I recently read Tales of a Female Nomad: Living at Large in the World by Rita Golden Gelman, the true story of a woman who, in her mid-40’s, started going on adventures around the world after her marriage failed. Her first trip by herself was to Mexico City, where she stayed in a hotel that didn’t have a restaurant or room service. She didn’t know anyone, she didn’t speak the language, and so she decided she would rather go without food overnight than find a place to eat by herself.
I have to say, this concept astounded me. Maybe it’s because I’m no good at fasting, and I especially can’t sleep if I haven’t eaten enough, but this approach baffled me. I cannot for the life of me imagine not eating as a viable alternative to eating alone.
Then again, perhaps I baffle most other people, since my take seems to be different than that of others. As Gelman noted, once she started meeting more travelers, she had no trouble finding a dinner companion, since no one really likes to eat alone.
I beg to differ.
Admittedly, the first time I traveled and ended up on my own for a meal, I felt somewhat self-conscious, but I didn’t let that stop me. I quickly discovered the perks of eating alone, primarily the ability to eat when and what I want, without compromising for someone else.

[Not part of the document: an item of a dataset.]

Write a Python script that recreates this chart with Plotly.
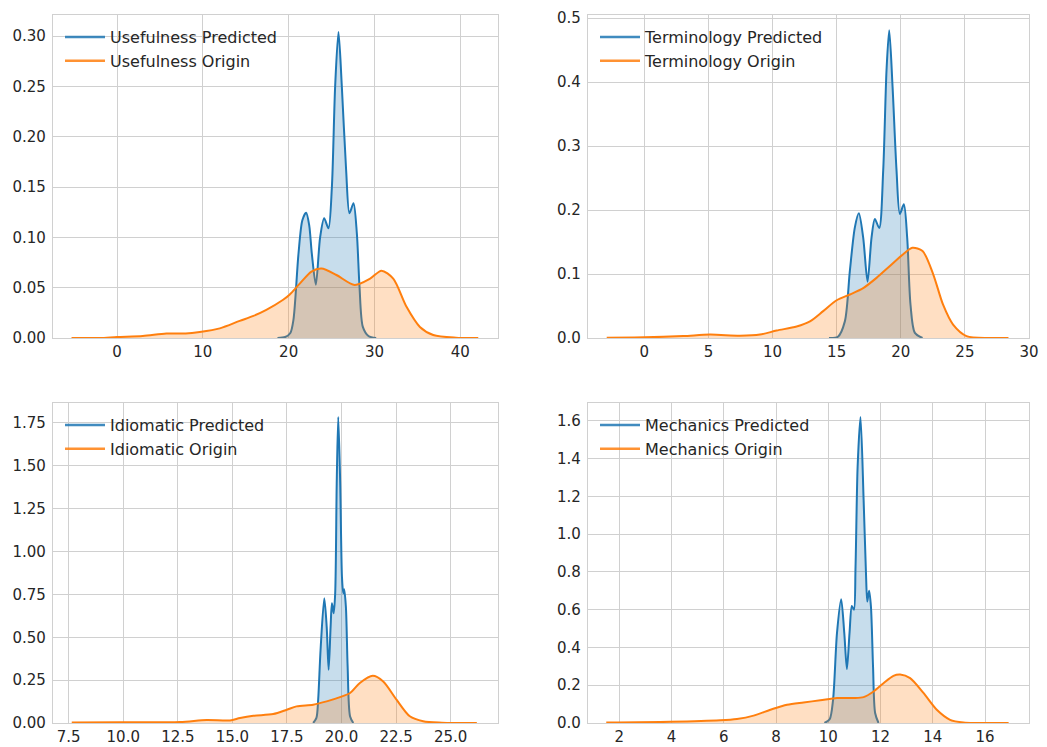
import plotly.graph_objects as go

# ---- Usefulness (density curves read as x / density pairs) ----
usefulness_pred_x = [18.7, 19.6, 20.2, 20.56, 21.15, 21.6, 22.04, 22.4, 22.7, 23.17, 23.67, 24.14,
                     24.64, 25.04, 25.42, 25.81, 26.2, 26.7, 27.09, 27.56, 27.95, 28.26, 28.65, 29.3, 30.2]
usefulness_pred_y = [0, 0.001, 0.005, 0.018, 0.084, 0.117, 0.1245, 0.112, 0.084, 0.053, 0.10, 0.119,
                     0.109, 0.150, 0.250, 0.304, 0.250, 0.167, 0.124, 0.134, 0.104, 0.051, 0.011, 0.002, 0]
usefulness_orig_x = [-5.3, -2, 0, 3, 5.75, 8, 9.64, 11.98, 14.3, 15.9, 17.4, 19.36, 20.1, 21.3, 22.66,
                     23.83, 25.57, 27.7, 29.5, 30.82, 32.19, 33.74, 35.3, 36.85, 39.5, 42.1]
usefulness_orig_y = [0, 0, 0.001, 0.002, 0.0045, 0.0045, 0.006, 0.0096, 0.017, 0.022, 0.028, 0.038, 0.043,
                     0.054, 0.066, 0.069, 0.0626, 0.0527, 0.059, 0.0669, 0.059, 0.031, 0.011, 0.003, 0.0003, 0]

# ---- Terminology ----
terminology_pred_x = [14.4, 15.1, 15.64, 16.03, 16.42, 16.73, 17.07, 17.41, 17.72, 17.98, 18.32, 18.63,
                      18.89, 19.1, 19.36, 19.67, 19.93, 20.24, 20.5, 20.76, 21.1, 21.7]
terminology_pred_y = [0, 0.002, 0.026, 0.105, 0.173, 0.195, 0.157, 0.088, 0.157, 0.186, 0.172, 0.262,
                      0.419, 0.481, 0.393, 0.262, 0.194, 0.209, 0.157, 0.052, 0.008, 0]
terminology_orig_x = [-2.93, 0, 3.04, 5.12, 7.46, 9.02, 10.32, 11.88, 12.92, 13.95, 15.0, 16.03, 17.07,
                      18.11, 19.15, 20.19, 20.9, 21.7, 22.53, 23.3, 24.08, 25.13, 26.9, 28.4]
terminology_orig_y = [0.0005, 0.001, 0.003, 0.0053, 0.0037, 0.0053, 0.0116, 0.018, 0.026, 0.042, 0.059,
                      0.068, 0.078, 0.094, 0.1126, 0.131, 0.141, 0.136, 0.0996, 0.052, 0.021, 0.003, 0.0, 0]

# ---- Idiomatic ----
idiomatic_pred_x = [18.7, 18.85, 18.93, 19.04, 19.21, 19.32, 19.41, 19.5, 19.56, 19.64, 19.71, 19.78,
                    19.85, 19.94, 20.02, 20.08, 20.12, 20.2, 20.28, 20.39, 20.54]
idiomatic_pred_y = [0, 0.03, 0.136, 0.427, 0.727, 0.562, 0.31, 0.562, 0.698, 0.64, 0.757, 1.397,
                    1.785, 1.397, 0.853, 0.757, 0.78, 0.679, 0.33, 0.04, 0]
idiomatic_orig_x = [7.64, 9.85, 12.6, 13.82, 14.89, 15.35, 15.96, 16.87, 17.49, 17.94, 18.7, 19.32,
                    19.93, 20.39, 20.84, 21.43, 21.91, 22.52, 23.13, 23.74, 24.6, 26.2]
idiomatic_orig_y = [0.003, 0.004, 0.006, 0.018, 0.015, 0.029, 0.042, 0.052, 0.077, 0.097, 0.107, 0.126,
                    0.151, 0.175, 0.233, 0.275, 0.242, 0.136, 0.039, 0.01, 0.002, 0]

# ---- Mechanics ----
mechanics_pred_x = [9.85, 10.05, 10.18, 10.33, 10.49, 10.61, 10.71, 10.81, 10.9, 10.98, 11.04, 11.12,
                    11.23, 11.35, 11.44, 11.49, 11.56, 11.63, 11.71, 11.79, 11.92]
mechanics_pred_y = [0, 0.02, 0.123, 0.476, 0.656, 0.476, 0.286, 0.476, 0.62, 0.60, 0.828, 1.357,
                    1.621, 1.18, 0.793, 0.643, 0.701, 0.617, 0.30, 0.053, 0]
mechanics_orig_x = [1.5, 3.95, 5.86, 6.5, 7.14, 7.78, 8.42, 9.05, 9.69, 10.33, 10.96, 11.35, 11.73,
                    12.11, 12.49, 12.75, 13.13, 13.64, 14.15, 14.66, 15.17, 16.9]
mechanics_orig_y = [0.002, 0.006, 0.014, 0.021, 0.039, 0.07, 0.097, 0.109, 0.12, 0.132, 0.132, 0.137,
                    0.167, 0.211, 0.25, 0.257, 0.238, 0.159, 0.07, 0.017, 0.003, 0]

# ---- tick labels per panel ----
usefulness_xticks = [0, 10, 20, 30, 40]
usefulness_yticks = [0.00, 0.05, 0.10, 0.15, 0.20, 0.25, 0.30]
terminology_xticks = [0, 5, 10, 15, 20, 25, 30]
terminology_yticks = [0.0, 0.1, 0.2, 0.3, 0.4, 0.5]
idiomatic_xticks = [7.5, 10.0, 12.5, 15.0, 17.5, 20.0, 22.5, 25.0]
idiomatic_yticks = [0.00, 0.25, 0.50, 0.75, 1.00, 1.25, 1.50, 1.75]
mechanics_xticks = [2, 4, 6, 8, 10, 12, 14, 16]
mechanics_yticks = [0.0, 0.2, 0.4, 0.6, 0.8, 1.0, 1.2, 1.4, 1.6]

BLUE = "#1f77b4"
ORANGE = "#ff7f0e"
BLUE_FILL = "rgba(31,119,180,0.25)"
ORANGE_FILL = "rgba(255,127,14,0.25)"
TEXT = "#262626"
GRID = "#d0d0d0"
FONT = "DejaVu Sans"

W, H = 1047, 747

panels = [
    dict(name="Usefulness", px=usefulness_pred_x, py=usefulness_pred_y,
         ox=usefulness_orig_x, oy=usefulness_orig_y,
         xt=usefulness_xticks, yt=usefulness_yticks, xfmt="d", yfmt=".2f",
         xr=[-7.46, 44.4], yr=[0, 0.321], box=(53, 498, 15, 338)),
    dict(name="Terminology", px=terminology_pred_x, py=terminology_pred_y,
         ox=terminology_orig_x, oy=terminology_orig_y,
         xt=terminology_xticks, yt=terminology_yticks, xfmt="d", yfmt=".1f",
         xr=[-4.39, 30.0], yr=[0, 0.505], box=(588, 1029, 15, 338)),
    dict(name="Idiomatic", px=idiomatic_pred_x, py=idiomatic_pred_y,
         ox=idiomatic_orig_x, oy=idiomatic_orig_y,
         xt=idiomatic_xticks, yt=idiomatic_yticks, xfmt=".1f", yfmt=".2f",
         xr=[6.78, 27.17], yr=[0, 1.866], box=(53, 498, 403, 723)),
    dict(name="Mechanics", px=mechanics_pred_x, py=mechanics_pred_y,
         ox=mechanics_orig_x, oy=mechanics_orig_y,
         xt=mechanics_xticks, yt=mechanics_yticks, xfmt="d", yfmt=".1f",
         xr=[0.80, 17.68], yr=[0, 1.695], box=(588, 1029, 403, 723)),
]

fig = go.Figure()
layout = {}

for i, p in enumerate(panels, start=1):
    sfx = "" if i == 1 else str(i)
    xa, ya = "x" + sfx, "y" + sfx
    leg = "legend" + sfx
    left, right, top, bottom = p["box"]

    # filled density areas (kept out of the legend)
    fig.add_trace(go.Scatter(x=p["px"], y=p["py"], xaxis=xa, yaxis=ya, mode="lines",
                             line=dict(color=BLUE, width=2, shape="spline", smoothing=0.8),
                             fill="tozeroy", fillcolor=BLUE_FILL, showlegend=False,
                             hoverinfo="skip"))
    fig.add_trace(go.Scatter(x=p["ox"], y=p["oy"], xaxis=xa, yaxis=ya, mode="lines",
                             line=dict(color=ORANGE, width=2, shape="spline", smoothing=0.8),
                             fill="tozeroy", fillcolor=ORANGE_FILL, showlegend=False,
                             hoverinfo="skip"))
    # legend entries drawn as plain lines
    fig.add_trace(go.Scatter(x=[None], y=[None], xaxis=xa, yaxis=ya, mode="lines",
                             line=dict(color=BLUE, width=2.5), opacity=0.85,
                             name=p["name"] + " Predicted", legend=leg))
    fig.add_trace(go.Scatter(x=[None], y=[None], xaxis=xa, yaxis=ya, mode="lines",
                             line=dict(color=ORANGE, width=2.5), opacity=0.85,
                             name=p["name"] + " Origin", legend=leg))

    axis_common = dict(showgrid=True, gridcolor=GRID, gridwidth=1, zeroline=False,
                       showline=True, mirror=True, linecolor=GRID, linewidth=1.25,
                       automargin=False, ticks="",
                       tickfont=dict(family=FONT, size=15, color=TEXT))
    layout["xaxis" + sfx] = dict(axis_common, domain=[left / W, right / W], range=p["xr"],
                                 anchor=ya, tickmode="array", tickvals=p["xt"],
                                 tickformat=p["xfmt"], ticklabelstandoff=0)
    layout["yaxis" + sfx] = dict(axis_common, domain=[1 - bottom / H, 1 - top / H], range=p["yr"],
                                 anchor=xa, tickmode="array", tickvals=p["yt"],
                                 tickformat=p["yfmt"], ticklabelstandoff=3)
    layout[leg] = dict(x=(left + 7) / W, y=1 - (top + 5) / H, xanchor="left", yanchor="top",
                       bgcolor="rgba(0,0,0,0)", borderwidth=0, itemwidth=40,
                       font=dict(family=FONT, size=16, color=TEXT), tracegroupgap=0)

fig.update_layout(**layout)
fig.update_layout(width=W, height=H, margin=dict(l=0, r=0, t=0, b=0, autoexpand=False),
                  paper_bgcolor="white", plot_bgcolor="white",
                  font=dict(family=FONT, size=15, color=TEXT))

fig.write_html("out.html")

Furthermore, even when I’m traveling with other people, I sometimes prefer eating by myself, both because I can cater to my own preferences, and because it allows me to enjoy my meal without having to be “on”. I enjoy meeting new people, but only to an extent. As an introvert, I need my quiet time to reflect and absorb what’s been going on, and focus on what I’m doing rather than trying to constantly be focused on external people or events.
Of course, Gelman clearly seems to be an extrovert, so perhaps it’s true that no extrovert likes to eat alone. I don’t know, not being one. All I can say is, this introvert likes being able to eat alone in some situations, and doing so may even allow me to enjoy my food more, not less.